# cheap printer ink?



## VA Susan (Mar 2, 2010)

Does anyone know a good place to buy printer ink at a discount for either HP brand or else a good quality generic? I just bought an inexpensive printer on ebay, a HP deskjet 1010 but it doesn't come with any ink.


----------



## Nevada (Sep 9, 2004)

I get my generic ink jet cartridges from eBay vendors.

But I don't use my ink jet printer much. I still use it for scanning and printing photos, but I have a laser printer for most of my printing. Laser saves me a bundle.


----------



## Harry Chickpea (Dec 19, 2008)

I would probably just re-sell that printer. HP printer software is notorious for blocking any other software from using any other printer. It was so bad at one point that I literally had to amend my terms of support a few years back to refuse software support to customers using HP printers. The very first HP inkjet printers were outstanding and cutting edge for the time. Epson inkjets are my preferred ones at the moment, but like Nevada I use laser for most printing. Oh yeah - cheap inkjet inks are often far inferior, and the refill process can be a pain. BTDT.


----------



## Nevada (Sep 9, 2004)

Harry Chickpea said:


> Oh yeah - cheap inkjet inks are often far inferior, and the refill process can be a pain. BTDT.

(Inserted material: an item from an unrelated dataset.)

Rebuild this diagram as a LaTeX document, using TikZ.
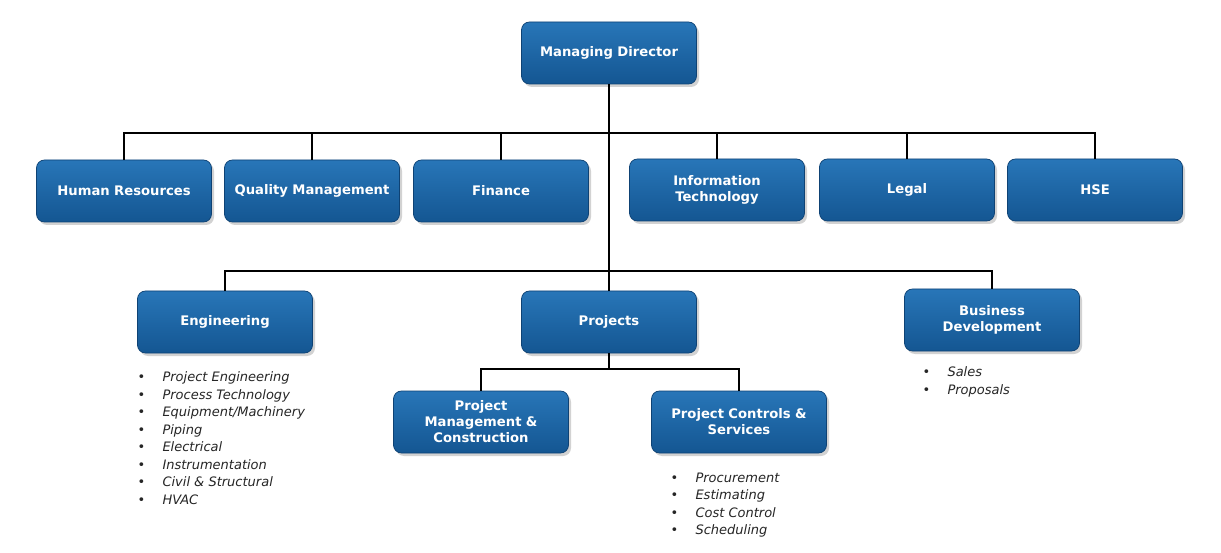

I've never had any luck refilling my own. I get refilled ink cartridges at eBay and they work fine.


----------



## Belfrybat (Feb 21, 2003)

I buy ink from LDProducts.com. Have always had good luck with theirs running in various HP printers, Epson, and Brother. One cartridge didn't install right a few years ago and LD replaced it quickly.


----------



## Harry Chickpea (Dec 19, 2008)

I use their toner. Seems to be a decent company.


----------



## VA Susan (Mar 2, 2010)

Thanks, everyone! I'll check the ebay prices and will also will check out the LD products!


----------



## MoonShadows (Jan 11, 2014)

I go through tons of ink printing our labels, brochures, signs and flyers and always have 36 to 48 cartridges on hand in my office. I have two Canon Injet Printers. I buy the generic cartridges from Ink Technologies (http://www.inktechnologies.com/)

Canon brand cartridges that sell for anywhere from $15.95 to $28.95 (depending on color/purpose) only cost me $3.50 to $6.50 at Ink Technologies. And, when I order 12 or more at a time, I get free shipping. They usually arrive in 2-3 days. I've never had a problem with them, and they perform as well as the name brand. They will even send me free UPS labels so I can recycle the empties.

They carry generics for just about all the name brands.

Jim


----------



## modineg44 (Jun 25, 2002)

Belfrybat said:


> I buy ink from LDProducts.com. Have always had good luck with theirs running in various HP printers, Epson, and Brother. One cartridge didn't install right a few years ago and LD replaced it quickly.


I ordered cartridges from L.D. Products on Thursday afternoon and they arrived via USPS on Saturday. What good service. 

Nancy


----------